Sunday, January 8, 2012

Mysteriously joyful

Christian devotional practices from the Middle Ages have included meditations of the “mysteries” around the birth, death, and resurrection of Christ. The specific scenes selected for emphasis are called the “Joyful Mysteries,” “Sorrowful Mysteries,” and “Glorious Mysteries,” respectively, with five in each set.

Yet at the close of the Christmas season, I was suddenly taken aback at the name of the mysteries of this season—the "Joyful Mysteries." Perhaps we who read the story of Christ’s birth retrospectively in the light of his later death and resurrection can call these events “joyful,” but to the people involved, to Mary in particular, joy does not seem the most obvious common thread.
  • The Annunciation: An angel greets a young teenager and announces to her that she will bear a son. The betrothed virgin is troubled, as any mother with an unwanted pregnancy can imagine, but humbly submits to what she knows will be a source of shame. A mystery, yes, but joyful?
  • The Visitation: The pregnant girl travels eighty miles to visit her pregnant cousin. When she arrives, the baby in the elderly woman’s womb tips his mother off, and the secret is out of the bag. I wonder about Mary’s fear in front of her cousin. Her Magnificat may have expressed relief as much as joy.
  • The Nativity: The long journey to Bethlehem climaxes when Mary goes into labor in the streets. There is no place to stay, and so the couple takes refuge in a barn, and Mary suffers the pains of childbirth on dirty straw among animals. Joy could only have come on the heels of fear and pain.
  • The Presentation: The couple presents the poor-man’s sacrifice at the temple, and Mary hears Jesus’ screams as he is circumcised. An old man and woman recognize the child as the awaited Messiah, and Simeon gives a chilling prophesy that “This Child is destined to be the downfall and rise of many in Israel, a sign that will be opposed.” Then he turns to Mary and foretells that a sword will pierce her soul as well.
  • The Finding of Jesus in the Temple: Mary and Joseph only discover they have left the twelve-year-old Jesus in Jerusalem after traveling for a day, and their panicked return must have been plagued by anxiety and grief. When they find him on the third day, the boy chides them for their fear and identifies his higher priorities.
I don’t know if I’m treading dangerous ground to say I don’t imagine these events being times of great joy for the Holy Family as they unfolded. Yet the Church calls them joyful: joyful for humanity, certainly, and thus by extension to the actors involved, however fearful and humiliating and painful they might have been at the time. Perhaps that is part of what is so mysterious about them.

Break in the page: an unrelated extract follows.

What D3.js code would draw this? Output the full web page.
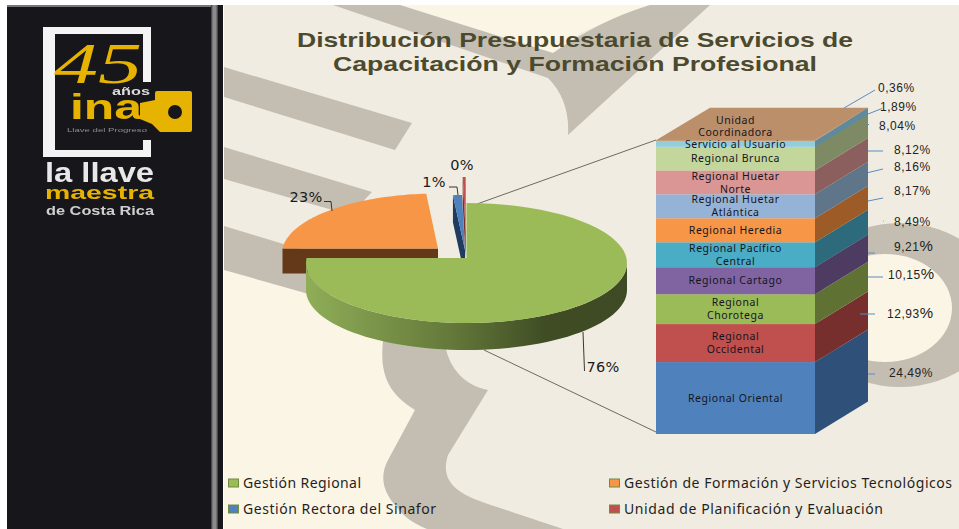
<!DOCTYPE html>
<html><head><meta charset="utf-8">
<script src="https://cdn.jsdelivr.net/npm/d3@7"></script>
<style>html,body{margin:0;padding:0;background:#fff;overflow:hidden}svg{display:block}</style>
</head><body><svg id="c" width="959" height="529"></svg>
<script>
// ---- data ----
const pieCategories=["Gestión Regional","Gestión de Formación y Servicios Tecnológicos","Gestión Rectora del Sinafor","Unidad de Planificación y Evaluación"];
const pieValues=[76.3,22.5,0.9,0.3];
const pieLabels=["76%","23%","1%","0%"];
const pieColors=["#9BBB59","#F79646","#4F81BD","#C0504D"];
const pieSideColors=["#5F7436","#63391A","#1F3C60","#7A2F2D"];
const stackCategories=[["Regional Oriental"],["Regional","Occidental"],["Regional","Chorotega"],["Regional Cartago"],["Regional Pacífico","Central"],["Regional Heredia"],["Regional Huetar","Atlántica"],["Regional Huetar","Norte"],["Regional Brunca"],["Servicio al Usuario"],["Unidad","Coordinadora"]];
const stackValues=[24.49,12.93,10.15,9.21,8.49,8.17,8.16,8.12,8.04,1.89,0.36];
const stackLabels=["24,49","12,93","10,15","9,21","8,49","8,17","8,16","8,12","8,04","1,89","0,36"];
const stackColors=["#4F81BD","#C0504D","#9BBB59","#8064A2","#4BACC6","#F79646","#95B3D7","#D99694","#C3D69B","#92CDDC","#BC8F6B"];
const stackSideColors=["#2F5079","#772F2D","#5F7234","#4E3B62","#2C6A7C","#9C5B27","#5F7589","#8A5F5E","#7D8A64","#5B8A9B","#BC8F6B"];
const titleLines=["Distribución Presupuestaria de Servicios de","Capacitación y Formación Profesional"];

// ---- layout ----
const svg=d3.select("#c");
const defs=svg.append("defs");
const line=d3.line().x(d=>d[0]).y(d=>d[1]);
const closed=p=>line(p)+"Z";
const W=959,H=529;
const BASE="#F1ECE1",CREAM="#FBF5E6",GRAY="#C4BEB2",DARK="#17161B";

// background
const bg=svg.append("g");
defs.append("filter").attr("id","soft").append("feGaussianBlur").attr("stdDeviation",0.6);
defs.append("filter").attr("id","soft2").append("feGaussianBlur").attr("stdDeviation",0.45);
bg.append("rect").attr("x",0).attr("y",0).attr("width",W).attr("height",H).attr("fill","#fff");
const paper=bg.append("g").attr("filter","url(#soft)");
paper.append("rect").attr("x",224).attr("y",5).attr("width",W-224).attr("height",H-5).attr("fill",BASE);
// cream lower-left (its right edge runs beneath the ribbon) and top wedge
paper.append("path").attr("fill",CREAM).attr("d","M224,266 L400,325 L415,400 L405,470 L470,529 L224,529Z");
paper.append("path").attr("fill",CREAM).attr("d","M400,5 L553,53 L582,32 L650,5Z");
// top V
paper.append("path").attr("fill",GRAY).attr("d","M333,5 L400,5 L553,53 Q600,20 650,5 L710,5 L568,135 Q570,100 548,78 Z");
// diagonal bars
[[[224,67],[412,123],[395,150],[224,97]],[[224,147],[372,192],[350,215],[224,179]],[[224,226],[330,258],[330,300],[224,270]]]
 .forEach(p=>paper.append("path").attr("fill",GRAY).attr("d",closed(p)));
// S-shaped ribbon
paper.append("path").attr("fill",GRAY).attr("d","M383,340 C380,370 385,392 415,410 L388,460 C380,475 382,490 395,505 C402,515 412,523 427,529 L563,529 L485,503 C455,493 440,480 448,455 L488,390 C465,385 450,370 445,345Z");
// ring
paper.append("ellipse").attr("cx",900).attr("cy",305).attr("rx",100).attr("ry",82).attr("fill",GRAY);
paper.append("ellipse").attr("cx",885).attr("cy",308).attr("rx",67).attr("ry",54).attr("fill",CREAM);

// sidebar
bg.append("rect").attr("x",7).attr("y",5).attr("width",204).attr("height",H).attr("fill",DARK);
bg.append("rect").attr("x",7).attr("y",5).attr("width",204).attr("height",2).attr("fill","#77767a");
const bandGrad=defs.append("linearGradient").attr("id","band");
[[0,"#333"],[.3,"#8d8d8d"],[.7,"#8a8a8a"],[1,"#333"]].forEach(s=>bandGrad.append("stop").attr("offset",s[0]).attr("stop-color",s[1]));
bg.append("rect").attr("x",211).attr("y",5).attr("width",7).attr("height",H).attr("fill","url(#band)");
bg.append("rect").attr("x",218).attr("y",5).attr("width",5).attr("height",H).attr("fill",DARK);

// logo
const YEL="#E5B300";
const logo=svg.append("g").attr("filter","url(#soft2)");
logo.append("path").attr("fill","#f4f4f4").attr("fill-rule","evenodd")
 .attr("d","M43,27 H151 V82 H143 V34 H55 V150 H143 V140 H151 V157 H43Z");
logo.append("text").attr("x",54).attr("y",83).attr("font-family","Liberation Serif").attr("font-style","italic").attr("font-size",58).attr("fill",YEL).attr("textLength",88).attr("lengthAdjust","spacingAndGlyphs").text("45");
logo.append("text").attr("x",112).attr("y",95).attr("font-family","Liberation Sans").attr("font-weight","bold").attr("font-size",10).attr("fill","#ddd").attr("textLength",38).attr("lengthAdjust","spacingAndGlyphs").text("años");
logo.append("text").attr("x",70).attr("y",119).attr("font-family","Liberation Sans").attr("font-weight","bold").attr("font-size",35).attr("fill",YEL).attr("textLength",72).attr("lengthAdjust","spacingAndGlyphs").text("ina");
logo.append("path").attr("fill",YEL).attr("d","M140,103 L155,100 V93 Q155,91 157,91 H190 Q192,91 192,93 V130 Q192,132 190,132 H160 L152,124 L140,119Z");
logo.append("circle").attr("cx",175).attr("cy",112).attr("r",7).attr("fill",DARK);
logo.append("text").attr("x",67).attr("y",132).attr("font-family","Liberation Sans").attr("font-size",5.5).attr("fill","#8d8d8d").attr("textLength",80).attr("lengthAdjust","spacingAndGlyphs").text("Llave del Progreso");
[["la llave",45,182,27,109,"#e8e8e8"],["maestra",45,199,19,109,YEL],["de Costa Rica",46,215,12,108,"#cfcfcf"]].forEach(t=>
 logo.append("text").attr("x",t[1]).attr("y",t[2]).attr("font-family","Liberation Sans").attr("font-weight","bold").attr("font-size",t[3]).attr("fill",t[5]).attr("textLength",t[4]).attr("lengthAdjust","spacingAndGlyphs").text(t[0]));

// title
const titleWidths=[556,484],titleBase=[47,71],titleX=575;
titleLines.forEach((t,i)=>svg.append("text").attr("x",titleX).attr("y",titleBase[i]).attr("text-anchor","middle")
 .attr("font-family","Liberation Sans").attr("font-weight","bold").attr("font-size",21).attr("fill","#4C4A2E")
 .attr("textLength",titleWidths[i]).attr("lengthAdjust","spacingAndGlyphs").text(t));

// connectors (drawn beneath marks)
const conn="#4c4a36";
svg.append("path").attr("fill","none").attr("stroke",conn).attr("stroke-width",0.8).attr("d",line([[477,204],[656,140]]));
svg.append("path").attr("fill","none").attr("stroke",conn).attr("stroke-width",0.8).attr("d",line([[484,350],[656,432]]));

// pie
const pieAngles=d3.pie().sort(null).value(d=>d)(pieValues);
const RXS=[160.5,156,160.5,160.5],RY=60,RIMDY=5;
const explode=[[466.5,258],[438,248.5],[465,250],[465.7,232]];
const pieDepth=[27,25,27,27];
const rim=(i,t)=>[explode[i][0]+RXS[i]*Math.sin(t),explode[i][1]+RIMDY-RY*Math.cos(t)];
const sample=(a,b)=>d3.range(0,61).map(k=>a+(b-a)*k/60);
const down=(p,d)=>[p[0],p[1]+d];
const gGrad=defs.append("linearGradient").attr("id","gside").attr("gradientUnits","userSpaceOnUse").attr("x1",306).attr("x2",627).attr("y1",0).attr("y2",0);
[[0,"#8FAE57"],[.45,"#64793A"],[.75,"#3F4C24"],[1,"#3D4A23"]].forEach(s=>gGrad.append("stop").attr("offset",s[0]).attr("stop-color",s[1]));
const pieG=svg.append("g");
// draw exploded slices first, the large slice on top
[1,2,3,0].forEach(i=>{
  const a=pieAngles[i],ap=explode[i],d=pieDepth[i];
  if(i===0){
    const arc=sample(Math.PI/2,Math.PI*1.5).map(t=>rim(0,t));
    pieG.append("path").attr("fill","url(#gside)").attr("d",closed(arc.concat(arc.map(p=>down(p,d)).reverse())));
    const l=rim(0,a.endAngle);
    pieG.append("path").attr("fill","#8FAE57").attr("d",closed([rim(0,Math.PI*1.5),l,down(l,d),down(rim(0,Math.PI*1.5),d)]));
  } else {
    const s=rim(i,a.startAngle);
    pieG.append("path").attr("fill",pieSideColors[i]).attr("d",closed([s,ap,down(ap,d),down(s,d)]));
  }
  const pts=[ap].concat(sample(a.startAngle,a.endAngle).map(t=>rim(i,t)));
  pieG.append("path").attr("fill",pieColors[i]).attr("d",closed(pts));
});
// pie labels
const pieLabelPos=[[603,372],[306,202],[434,187],[462,170]];
const pieLeaders=[[[583,332],[584.5,371]],[[324,201.5],[331,201.5],[332,211]],[[449,187],[457,187],[458,195]],[]];
pieLabels.forEach((t,i)=>{
  svg.append("text").attr("x",pieLabelPos[i][0]).attr("y",pieLabelPos[i][1]).attr("text-anchor","middle")
   .attr("font-family","DejaVu Sans").attr("font-size",14.5).attr("letter-spacing",0.2).attr("fill","#1a1a1a").text(t);
  if(pieLeaders[i].length) svg.append("path").attr("fill","none").attr("stroke","#222").attr("stroke-width",0.9).attr("d",line(pieLeaders[i]));
});

// stacked bar of pie
const X0=656,X1=815,DX=53,DY=32.5;
const yStack=d3.scaleLinear().domain([0,d3.sum(stackValues)]).range([434,140.2]);
const barG=svg.append("g");
let acc=0;
const segs=stackValues.map((v,i)=>{const s={i,lo:acc,hi:acc+v};acc+=v;return s;});
segs.forEach(s=>{
  const y0=yStack(s.lo),y1=yStack(s.hi);
  barG.append("rect").attr("x",X0).attr("y",y1).attr("width",X1-X0).attr("height",y0-y1).attr("fill",stackColors[s.i]);
  barG.append("path").attr("fill",stackSideColors[s.i]).attr("d",closed([[X1,y0],[X1+DX,y0-DY],[X1+DX,y1-DY],[X1,y1]]));
});
const yTop=yStack(d3.sum(stackValues));
barG.append("path").attr("fill",stackColors[10]).attr("d",closed([[X0,yTop],[X0+DX+1,yTop-DY],[X1+DX,yTop-DY],[X1,yTop]]));
barG.append("path").attr("fill","#5E8A9B").attr("d",closed([[X1,yTop+1],[X1+DX,yTop-DY],[X1+DX,yTop-DY+7],[X1,yTop+7]]));
// segment names
const LH=13,CX=735.5;
segs.forEach(s=>{
  const lines=stackCategories[s.i];
  let cy=(yStack(s.lo)+yStack(s.hi))/2;
  if(s.i===10) cy=126.5;
  lines.forEach((t,k)=>barG.append("text").attr("x",CX).attr("y",cy+(k-(lines.length-1)/2)*(s.i===10?12:LH)).attr("dy","0.35em").attr("text-anchor","middle")
    .attr("font-family","Noto Sans").attr("font-size",10.5).attr("letter-spacing",0.55).attr("fill","#15151f").text(t));
});
// data labels with leader lines
const valueLabelPos=[[889,373],[887,314],[888,275],[894,247],[894,222],[894,191],[894,167],[894,150],[879,126],[880,107],[878,88]];
const valueLeaders=[[[868,374],[875,374]],[[860,314],[875,314]],[[868,277],[883,277]],[[868,253],[875,253]],[[883,221],[883.6,221]],[[868,201],[883,198]],[[868,172.6],[883,169]],[[868,151],[883,151]],[[868,124],[869,125]],[[868,114],[882,108.5]],[[844,108],[875,90]]];
const bigPct=new Set(["12,93","10,15","9,21"]);
stackLabels.forEach((t,i)=>{
  svg.append("path").attr("fill","none").attr("stroke","#5B8BC4").attr("stroke-width",1).attr("d",line(valueLeaders[i]));
  const txt=svg.append("text").attr("x",valueLabelPos[i][0]).attr("y",valueLabelPos[i][1]).attr("dy","0.35em")
   .attr("font-family","Liberation Sans").attr("font-size",12).attr("letter-spacing",0.55).attr("fill","#222");
  txt.append("tspan").text(t);
  txt.append("tspan").attr("font-size",bigPct.has(t)?15:12).text("%");
});

// legend
const legendPos=[[228,483],[609,483],[228,509],[609,509]];
const legendWidths=[118,328,193,259];
pieCategories.forEach((t,i)=>{
  const p=legendPos[i];
  svg.append("rect").attr("x",p[0]+.5).attr("y",p[1]-4).attr("width",10).attr("height",8).attr("fill",pieColors[i]).attr("stroke","#6F8B3E").attr("stroke-width",1);
  svg.append("text").attr("x",p[0]+15).attr("y",p[1]).attr("dy","0.35em").attr("font-family","Noto Sans").attr("font-size",14)
   .attr("fill","#1f1f1f").attr("textLength",legendWidths[i]).attr("lengthAdjust","spacing").text(t);
});
</script></body></html>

I once wrote a (slightly controversial) post about God rewriting his own story in Hebrews 11, declaring against our available data that various men and women were heroes of a faith that they often did not demonstrate possessing. Perhaps the Church has done that here as well, pointing to this awkward union of God and humanity and declaring it “joyful.” The pain and fear of our human experience is not nullified by the Incarnation; it is heightened, and then redefined.

Only with a God who can enter a human womb can joy enter our human pain. As we close the Christmas season, that is still as much a mystery to me as it ever was.